The play surprised me so many times during its two hours, and it's a bit difficult to categorize. It's somehow grittily realistic one moment and gorgeously impressionistic the next without falling apart stylistically. That may arise from being wonderfully infused with sound and movement throughout instead of having separate speaking and singing-and-dancing scenes. There's movement ranging from background characters in subtle tableau during talk-heavy scenes to coordinated group movement that might as well be called dancing. The same with sound: a few delicate piano notes repeating softly in the background or static from the TVs, percussive marching, beautiful full-out singing of folk tunes and, of course, bagpipes. But it's still not a musical.

The movement and music are at once arresting but not flashy, and always in service of the story. Each artistic component (dialogue, set, props, movement, music, video, wire work) is used in unexpected ways to take on burdens that traditional use of a more expected element couldn't adequately carry. A pool table is ripped open from within to reveal soldiers hiding there, and the movement of their exit is fantastically precise (as with every bit of the show); later its emptied-out shell is used as troop transport. The silent mail call uses subtle, gorgeous hand motions for each man as he reads news from home. There's even a series of hilarious costume changes enacted on one character by his mates to show him in various period uniforms during a retelling of the history of the Watch.

Kudos to the fantastic cast, which is pulled in so many directions over the course of the show. The requirements for this piece go way beyond being a triple threat, and the baby-faced cast delivered, one and all. Brilliant, brilliant ensemble work (from the cast and from the creative team).
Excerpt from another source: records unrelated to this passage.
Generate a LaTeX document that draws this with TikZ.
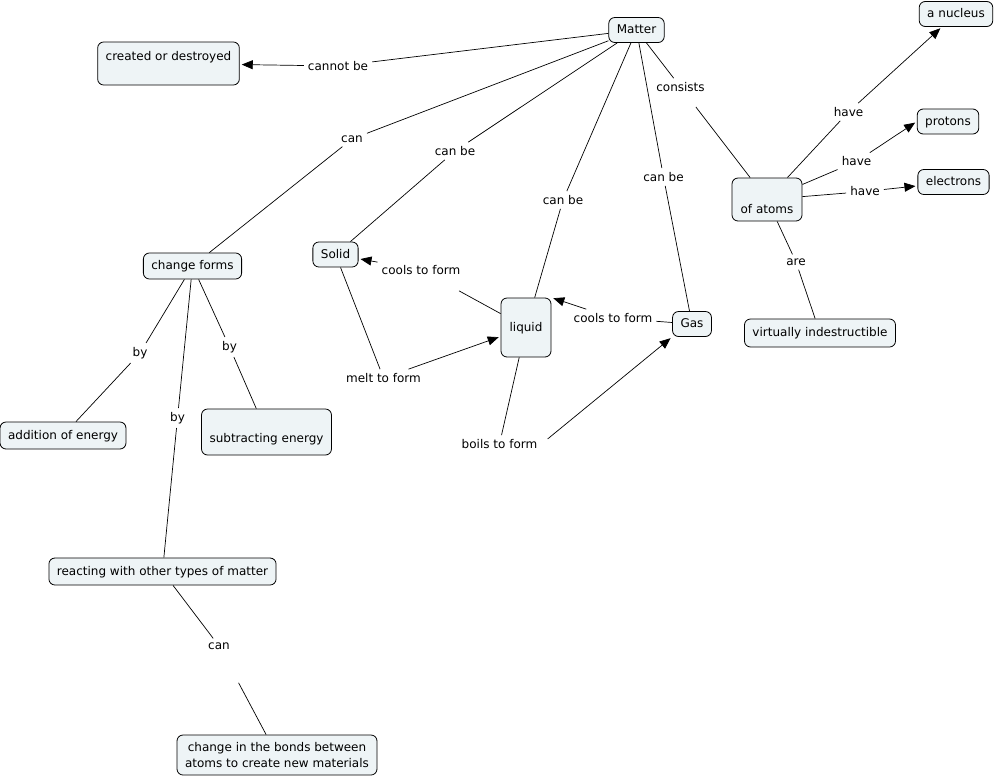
\documentclass[tikz,border=0pt]{standalone}
\usepackage{fontspec}
\setmainfont{DejaVu Sans}
\usetikzlibrary{arrows.meta}

\definecolor{conceptfill}{HTML}{EEF4F6}

\tikzset{
    concept/.style={draw, rounded corners=6pt, fill=conceptfill, line width=0.8pt, inner xsep=8pt, inner ysep=6pt, text height=10pt, text depth=3pt},
    linkword/.style={inner sep=4pt},
    link/.style={line width=0.7pt},
    linkto/.style={link, shorten >=2pt, -{Triangle[length=11pt, width=9pt]}},
}

\begin{document}
\begin{tikzpicture}[x=1pt, y=-1pt, font=\fontsize{12}{15.5}\selectfont]
                \useasboundingbox (0, 0) rectangle (996, 777);

                % concepts
                \node[concept] (matter) at (636.5, 30) {Matter};
                \node[concept, minimum width=141pt, text height=12pt, text depth=19pt] (created) at (168.5, 63.5) {created or destroyed};
                \node[concept] (nucleus) at (956, 14) {a nucleus};
                \node[concept] (protons) at (948, 121.5) {protons};
                \node[concept] (electrons) at (953.5, 182) {electrons};
                \node[concept, minimum width=70pt, text height=29pt, text depth=2pt] (atoms) at (767, 199.5) {of atoms};
                \node[concept, minimum height=28pt] (indestr) at (820, 333) {virtually indestructible};
                \node[concept] (solid) at (335.5, 254.5) {Solid};
                \node[concept, minimum width=50pt, text height=27pt, text depth=20pt] (liquid) at (526, 327.5) {liquid};
                \node[concept] (gas) at (692, 324) {Gas};
                \node[concept, minimum height=26pt] (change) at (192.5, 266) {change forms};
                \node[concept, minimum height=27pt] (addition) at (63, 435.5) {addition of energy};
                \node[concept, minimum width=129pt, text height=27pt, text depth=7pt] (subtract) at (266.5, 432) {subtracting energy};
                \node[concept, minimum height=27pt] (reacting) at (162.5, 571.5) {reacting with other types of matter};
                \node[concept, text height=, text depth=, align=center, minimum width=200pt, minimum height=40pt] (bonds) at (277, 755) {change in the bonds between\\atoms to create new materials};

                % linking words
                \node[linkword] (cannotbe) at (338, 66) {cannot be};
                \node[linkword] (canch) at (352, 139) {can};
                \node[linkword] (canbes) at (455, 151) {can be};
                \node[linkword] (canbel) at (563, 200) {can be};
                \node[linkword] (canbeg) at (663.5, 177) {can be};
                \node[linkword] (consists) at (680.5, 87) {consists};
                \node[linkword] (havenuc) at (848.5, 112) {have};
                \node[linkword] (havepro) at (856.5, 161.5) {have};
                \node[linkword] (haveele) at (865, 191.5) {have};
                \node[linkword] (are) at (796, 262) {are};
                \node[linkword] (coolss) at (421, 270) {cools to form};
                \node[linkword] (coolsl) at (613, 318) {cools to form};
                \node[linkword] (melt) at (383.5, 378) {melt to form};
                \node[linkword] (boils) at (499.5, 444) {boils to form};
                \node[linkword] (byadd) at (140, 353) {by};
                \node[linkword] (bysub) at (229.5, 347) {by};
                \node[linkword] (byrea) at (177.5, 418) {by};
                \node[linkword] (canbo) at (219, 646) {can};

                % Matter -> created or destroyed
                \draw[link] (matter) -- (cannotbe);
                \draw[linkto] (cannotbe) -- (created);

                % Matter -> change forms
                \draw[link] (matter) -- (canch);
                \draw[link] (canch) -- (change);

                % Matter -> Solid, liquid, Gas
                \draw[link] (matter) -- (canbes);
                \draw[link] (canbes) -- (solid);
                \draw[link] (matter) -- (canbel);
                \draw[link] (canbel) -- (liquid);
                \draw[link] (matter) -- (canbeg);
                \draw[link] (canbeg) -- (gas);

                % Matter -> of atoms
                \draw[link] (matter) -- (consists);
                \draw[link, shorten <=14pt] (consists) -- (atoms);

                % of atoms -> parts
                \draw[link] (atoms) -- (havenuc);
                \draw[linkto] (havenuc) -- (nucleus);
                \draw[link] (atoms) -- (havepro);
                \draw[linkto] (havepro) -- (protons.west);
                \draw[link] (atoms) -- (haveele);
                \draw[linkto] (haveele) -- (electrons);
                \draw[link] (atoms) -- (are);
                \draw[link] (are) -- (indestr);

                % states of matter
                \draw[link, shorten >=25pt] (liquid) -- (coolss);
                \draw[linkto] (coolss) -- (solid);
                \draw[link] (gas) -- (coolsl);
                \draw[linkto] (coolsl) -- (liquid.north east);
                \draw[link] (solid) -- (melt);
                \draw[linkto] (melt) -- (liquid);
                \draw[link] (liquid) -- (boils);
                \draw[linkto, shorten <=8pt] (boils.east) -- (gas.south west);

                % change forms -> by
                \draw[link] (change) -- (byadd);
                \draw[link] (byadd) -- (addition);
                \draw[link] (change) -- (bysub);
                \draw[link] (bysub) -- (subtract);
                \draw[link] (change) -- (byrea);
                \draw[link] (byrea) -- (reacting);

                % reacting -> bonds
                \draw[link] (reacting) -- (canbo);
                \draw[link, shorten <=33pt] (canbo) -- (bonds);

            \end{tikzpicture}
\end{document}
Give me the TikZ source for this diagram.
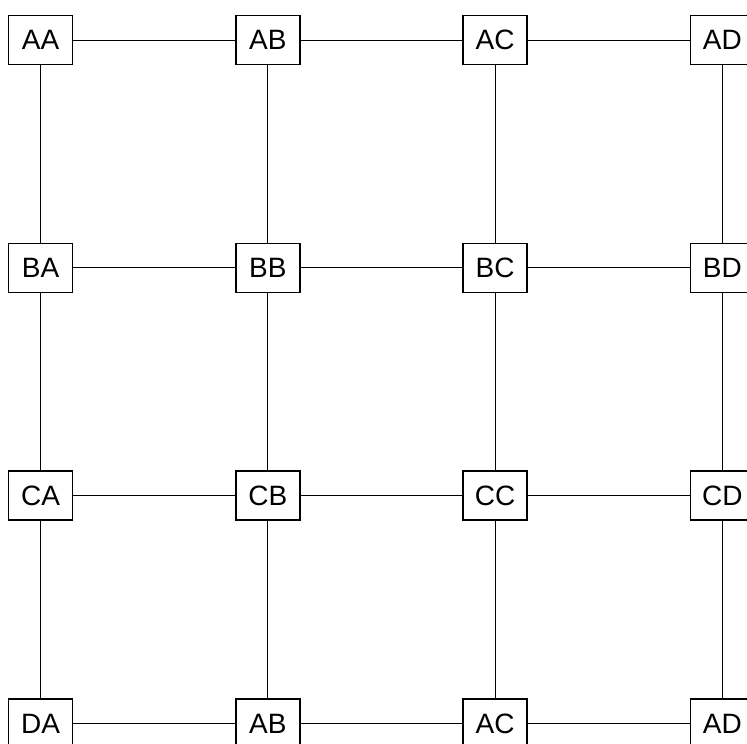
\documentclass[tikz,border=0pt]{standalone}
\usepackage{fontspec}
\setmainfont{Liberation Sans}
\usetikzlibrary{positioning}
\tikzset{
  cell/.style={draw=black, line width=1.5pt, fill=white, minimum width=64pt,
               minimum height=49pt, inner sep=0pt, font=\fontsize{28}{34}\selectfont},
  link/.style={black, line width=1pt},
}

\begin{document}
\begin{tikzpicture}[x=227.3pt, y=227.8pt]
      \useasboundingbox (-40.5pt,40pt) rectangle (706.5pt,-704pt);
      \node[cell] (aa) at (0,0) {AA};
      \node[cell] (ab) at (1,0) {AB};
      \node[cell] (ac) at (2,0) {AC};
      \node[cell] (ad) at (3,0) {AD};
      \node[cell] (ba) at (0,-1) {BA};
      \node[cell] (bb) at (1,-1) {BB};
      \node[cell] (bc) at (2,-1) {BC};
      \node[cell] (bd) at (3,-1) {BD};
      \node[cell] (ca) at (0,-2) {CA};
      \node[cell] (cb) at (1,-2) {CB};
      \node[cell] (cc) at (2,-2) {CC};
      \node[cell] (cd) at (3,-2) {CD};
      \node[cell] (da) at (0,-3) {DA};
      \node[cell] (db) at (1,-3) {AB};
      \node[cell] (dc) at (2,-3) {AC};
      \node[cell] (dd) at (3,-3) {AD};
      % rows
      \draw[link] (aa) -- (ab); \draw[link] (ab) -- (ac); \draw[link] (ac) -- (ad);
      \draw[link] (ba) -- (bb); \draw[link] (bb) -- (bc); \draw[link] (bc) -- (bd);
      \draw[link] (ca) -- (cb); \draw[link] (cb) -- (cc); \draw[link] (cc) -- (cd);
      \draw[link] (da) -- (db); \draw[link] (db) -- (dc); \draw[link] (dc) -- (dd);
      % columns
      \draw[link] (aa) -- (ba); \draw[link] (ba) -- (ca); \draw[link] (ca) -- (da);
      \draw[link] (ab) -- (bb); \draw[link] (bb) -- (cb); \draw[link] (cb) -- (db);
      \draw[link] (ac) -- (bc); \draw[link] (bc) -- (cc); \draw[link] (cc) -- (dc);
      \draw[link] (ad) -- (bd); \draw[link] (bd) -- (cd); \draw[link] (cd) -- (dd);
  \end{tikzpicture}
\end{document}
I came to the show mainly for Hoggett's choreography, and it more than delivered. As I mention in my review of American Idiot, I love how he takes real-life movement and stretches it until it becomes dance. I can count on one hand the shows that have threatened to make me cry, and this one certainly surprised me. The ending of Black Watch is the first in which it was the choreography that brought tears to my eyes.